3 responses to “Big is Better (For Thinking)”

  1. wow is all i can say. there is a lot to think about there! somewhat new stuff at that! he’s a pretty darn good writer hey?
    berry, who is this guy? where did he get so smart? though, a lot of it is common sense. we’re just so pitifully stupid that anyone with half a brain will sound smart to us!

    we went for a walk and then later that night a drive yesterday and saw two very saddening (small) things.

    one: passing by a house, there hung, in their large living room window, a blanket of sorts with a huge jeep with santa driving! not only are they blocking any sort of light, but they are looking through the light at santa in a jeep? this i do not get.

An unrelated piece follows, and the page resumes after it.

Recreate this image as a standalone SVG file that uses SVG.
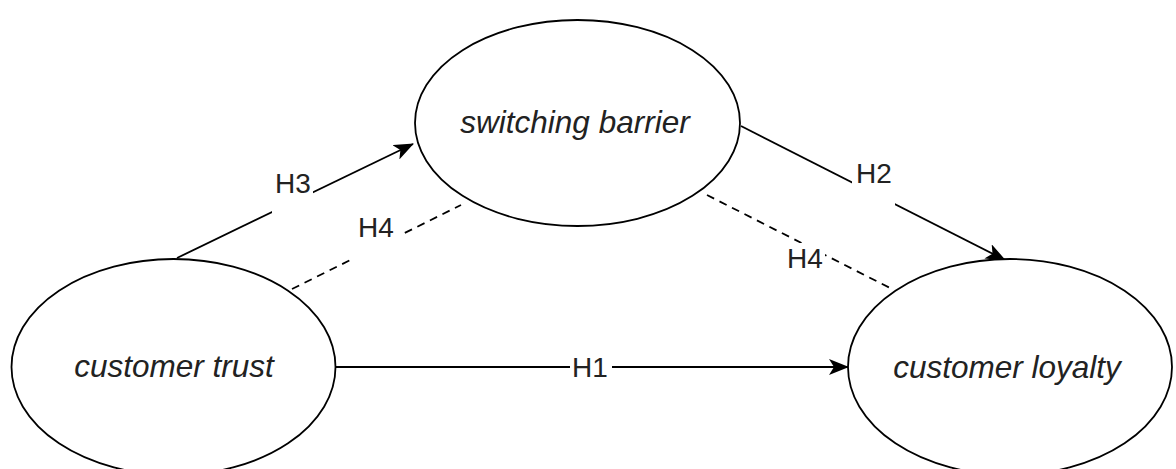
<svg xmlns="http://www.w3.org/2000/svg" width="1176" height="469" viewBox="0 0 1176 469">
<style>
.node ellipse{fill:#ffffff;stroke:#000000;stroke-width:1.8}
.node text{font-family:"Liberation Sans",Arial,sans-serif;font-style:italic;font-size:31.5px;fill:#222222;text-anchor:middle}
.edge{fill:none;stroke:#000000;stroke-width:1.8}
.dash{stroke-dasharray:8 6}
.lblbg{fill:#ffffff;stroke:none}
.lbl{font-family:"Liberation Sans",Arial,sans-serif;font-size:28px;fill:#222222;text-anchor:middle}
</style>
<defs>
<marker id="arrow" markerUnits="userSpaceOnUse" markerWidth="20" markerHeight="16" viewBox="0 0 20 16" refX="19" refY="8" orient="auto">
<path d="M0,0 L20,8 L0,16 L5,8 Z" fill="#000000"/>
</marker>
</defs>
<rect width="1176" height="469" fill="#ffffff"/>
<g id="connectors">
<line class="edge" x1="177" y1="258" x2="413" y2="144" marker-end="url(#arrow)"/>
<line class="edge dash" x1="292" y1="289" x2="461" y2="205"/>
<line class="edge" x1="741" y1="126" x2="1005" y2="260" marker-end="url(#arrow)"/>
<line class="edge dash" x1="707" y1="195" x2="892" y2="289"/>
<line class="edge" x1="336" y1="367" x2="848" y2="367" marker-end="url(#arrow)"/>
<rect class="lblbg" x="272" y="168" width="41" height="45"/>
<text class="lbl" x="293" y="193">H3</text>
<rect class="lblbg" x="353" y="212" width="50" height="48"/>
<text class="lbl" x="376" y="237">H4</text>
<rect class="lblbg" x="852" y="158" width="43" height="48"/>
<text class="lbl" x="874" y="183">H2</text>
<rect class="lblbg" x="786" y="243" width="39" height="29"/>
<text class="lbl" x="805" y="268">H4</text>
<rect class="lblbg" x="570" y="352" width="42" height="32"/>
<text class="lbl" x="590" y="377">H1</text>
</g>
<g id="customer-trust" class="node">
<ellipse cx="173.5" cy="367" rx="162" ry="108"/>
<text x="174" y="377">customer trust</text>
</g>
<g id="switching-barrier" class="node">
<ellipse cx="577.5" cy="123" rx="162.5" ry="103"/>
<text x="575" y="133">switching barrier</text>
</g>
<g id="customer-loyalty" class="node">
<ellipse cx="1010" cy="367" rx="162" ry="108"/>
<text x="1007" y="378">customer loyalty</text>
</g>
</svg>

    second: down mcgee a woman, sitting in her wheel chair at 11pm hunched over, looking very cold and abandoned. we pass and then stop wondering if she needs help. we look back and see a younger man jump out of the dumpster and proceed to walk her down the dark, cold road. i’m presuming he was responsible for her but this was his chosen vocation for the evening. it was actually a very creepy, disturbing scene. one which makes me wonder where our humanity has gone.

    i’m not sure where this fits in with professionalism and the religion of progress but it sure smacks of the byproduct…

    empty, lonely lives…

    thanks for writing,
    maria

  2. maria: Yes, Berry is very, very bright. It come from being a farmer, an author and a poet. Reading him melts my brain.

  3. A friend of mine says “specialization leads to extinction”, and it comes to my mind the words “phenoypic plasticity”. But from a less individual-centerd approach, this post helps a lot to understand the problem of ignoring externalities, both in an ethic and an epistemologic way.